We were having a great time doing "Brain Boy" and "Project Black Sky," and my editor Jim Gibbons asked if I wanted to pitch anything creator-owned. So I pitched him three properties, and I was happy to hear him say, "I want to do all of these!" [Laughs] After talking it out with some of the other editors there, we decided it was best to lead with "Resurrectionists." But I'm happy to report that a second creator-owned project will be coming along shortly as well.

It's been very cool. Once they assigned me "Conan" and greenlit "Resurrectionists," they also asked me if I had any older projects I'd like to bring back into print. I immediately thought of "The Silencers," which was a book Harvey Award-winner Steve Ellis and I did in 2003 for a small imprint called Moonstone Books. That was about super-powered mob enforcers going rogue after the family they worked for got whacked. It was basically "'Sopranos' with super powers," and was really the thing that got me my first gig at Marvel.

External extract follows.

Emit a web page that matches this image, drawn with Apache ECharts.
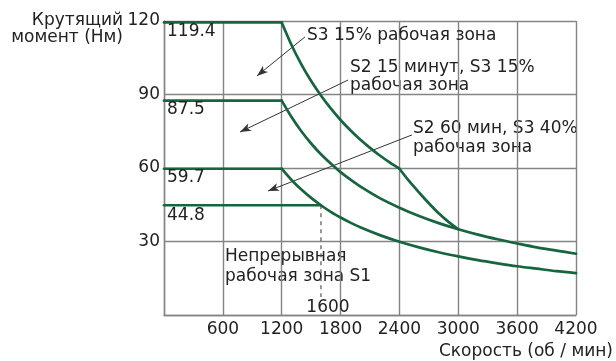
<!DOCTYPE html>
<html>
<head>
<meta charset="utf-8">
<script src="https://cdn.jsdelivr.net/npm/echarts@6/dist/echarts.min.js"></script>
<style>html,body{margin:0;padding:0;background:#fff;}#c{width:616px;height:361px;}</style>
</head>
<body>
<div id="c"></div>
<script>
// ---- data ----
const xTicks = [0, 600, 1200, 1800, 2400, 3000, 3600, 4200];
const yTicks = [0, 30, 60, 90, 120];
// S3 15% zone: flat part, constant-power part, steeper tail to the join at 3000
const s3_15_flat = [[0,119.4],[1200,119.4]];
const s3_15_curve = [[1200,119.4],[1300,110.2],[1400,102.3],[1500,95.5],[1600,89.6],[1700,84.3],[1800,79.6],[1900,75.4],[2000,71.6],[2100,68.2],[2200,65.1],[2300,62.3],[2400,59.7]];
const s3_15_tail = [[2400,59.7],[2500,54.6],[2600,50.0],[2700,45.6],[2800,41.5],[2900,38.0],[3000,35.0]];
// S2 15 min, S3 15% zone
const s2_15_flat = [[0,87.5],[1200,87.5]];
const s2_15_curve = [[1200,87.5],[1300,80.8],[1400,75.0],[1500,70.0],[1600,65.6],[1700,61.8],[1800,58.3],[1900,55.3],[2000,52.5],[2200,47.7],[2400,43.8],[2600,40.4],[2800,37.5],[3000,35.0],[3200,32.8],[3400,30.9],[3600,29.2],[3800,27.6],[4000,26.3],[4200,25.0]];
// S2 60 min, S3 40% zone
const s2_60_flat = [[0,59.7],[1200,59.7]];
const s2_60_curve = [[1200,59.7],[1300,55.1],[1400,51.2],[1500,47.8],[1600,44.8],[1700,42.1],[1800,39.8],[1900,37.7],[2000,35.8],[2200,32.6],[2400,29.9],[2600,27.6],[2800,25.6],[3000,23.9],[3200,22.4],[3400,21.1],[3600,19.9],[3800,18.9],[4000,17.9],[4200,17.1]];
// S1 continuous zone
const s1 = [[0,44.8],[1600,44.8]];
const s1Drop = [[1600,44.8],[1600,7.3]];
const arrows = [
  [[1437,113.5],[948,97.6]],
  [[1876,95.9],[775,74.7]],
  [[2528,73.5],[1060,50.6]]
];

const GREEN = '#17653f';
const GRID = '#848484';
const TXT = '#222';
const FONT = 'DejaVu Sans';

const chart = echarts.init(document.getElementById('c'));
function curve(data, smooth){
  return {type:'line', data:data, showSymbol:false, symbol:'none', smooth:smooth?0.3:false,
    lineStyle:{color:GREEN, width:2.7, cap:'round', join:'round'}, z:5, animation:false};
}
const txt = (t, x, y, align) => ({type:'text', style:{text:t, x:x, y:y, textAlign:align||'left', textVerticalAlign:'middle', fill:TXT, font:'17px "'+FONT+'"'}, z:20});

chart.setOption({
  animation:false,
  backgroundColor:'#fff',
  grid:{left:164, right:40, top:21, bottom:46, containLabel:false, outerBoundsMode:'none'},
  xAxis:{type:'value', min:xTicks[0], max:xTicks[xTicks.length-1], interval:600,
    axisLine:{show:true, lineStyle:{color:GRID, width:1.4}}, axisTick:{show:false},
    splitLine:{show:true, lineStyle:{color:GRID, width:1.4}},
    axisLabel:{color:TXT, fontFamily:FONT, fontSize:17, margin:6, showMinLabel:false,
      formatter:v => v===0 ? '' : String(v)}},
  yAxis:{type:'value', min:yTicks[0], max:yTicks[yTicks.length-1], interval:30,
    axisLine:{show:true, lineStyle:{color:GRID, width:1.4}}, axisTick:{show:false},
    splitLine:{show:true, lineStyle:{color:GRID, width:1.4}},
    axisLabel:{color:TXT, fontFamily:FONT, fontSize:17, margin:4, showMinLabel:false,
      formatter:v => v===0 ? '' : String(v)}},
  series:[
    curve(s3_15_flat), curve(s3_15_curve, true), curve(s3_15_tail, true),
    curve(s2_15_flat), curve(s2_15_curve, true),
    curve(s2_60_flat), curve(s2_60_curve, true),
    curve(s1),
    {type:'line', data:s1Drop, showSymbol:false, symbol:'none',
      lineStyle:{color:'#555', width:1.2, type:[4,4]}, z:4},
    {type:'line', data:[], markLine:{silent:true, symbol:['none','arrow'], symbolSize:[6,11],
      label:{show:false}, lineStyle:{color:'#333', width:1, type:'solid'},
      data: arrows.map(a => [{coord:a[0]},{coord:a[1]}])}}
  ],
  graphic:[
    {type:'text', style:{text:'Крутящий\nмомент (Нм)', x:123, y:12, textAlign:'right', textVerticalAlign:'top', lineHeight:17, fill:TXT, font:'17px "'+FONT+'"'}},
    txt('119.4', 167, 32),
    txt('87.5', 167, 110),
    txt('59.7', 167, 178),
    txt('44.8', 167, 216),
    txt('S3 15% рабочая зона', 307, 36),
    {type:'text', style:{text:'S2 15 минут, S3 15%\nрабочая зона', x:350, y:59, textAlign:'left', textVerticalAlign:'top', lineHeight:18, fill:TXT, font:'17px "'+FONT+'"'}},
    {type:'text', style:{text:'S2 60 мин, S3 40%\nрабочая зона', x:413, y:119, textAlign:'left', textVerticalAlign:'top', lineHeight:19, fill:TXT, font:'17px "'+FONT+'"'}},
    {type:'text', style:{text:'Непрерывная\nрабочая зона S1', x:225, y:247, textAlign:'left', textVerticalAlign:'top', lineHeight:20, fill:TXT, font:'17px "'+FONT+'"'}},
    txt('1600', 328, 308, 'center'),
    txt('Скорость (об / мин)', 613, 352, 'right')
  ]
});
</script>
</body>
</html>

And it turned out that we were also at the end of the most recent printing of "Action Philosophers," and it was the tenth anniversary. So the idea of having Dark Horse do a hardback "Uber Edition" that has a new story which will premiere first in "Dark Horse Presents," which is pretty cool.

What philosopher will you be focusing on there?

I actually asked people online what we should do next, because unfortunately, once you've done 320 pages of philosophy comics, you sort of hit the bottom of the barrel. [Laughs] No disrespect to the thinkers of the world or to the people who submitted suggestions, but there wasn't anything I really liked. So instead of picking someone new, I wrote a story called "Action Philosophy." It kind of sums up the whole series and is also essentially a guide to fighting people on the internet. I'm not sure that's something we all need or want, but it's kind of like a gun -- better to have it and not need it than need it and not have it. So it's a super fun story, and Ryan [Dunlavy] is just wrapping up the art for it right now.

"Resurrectionists" #1 arrives in November from Dark Horse Comics.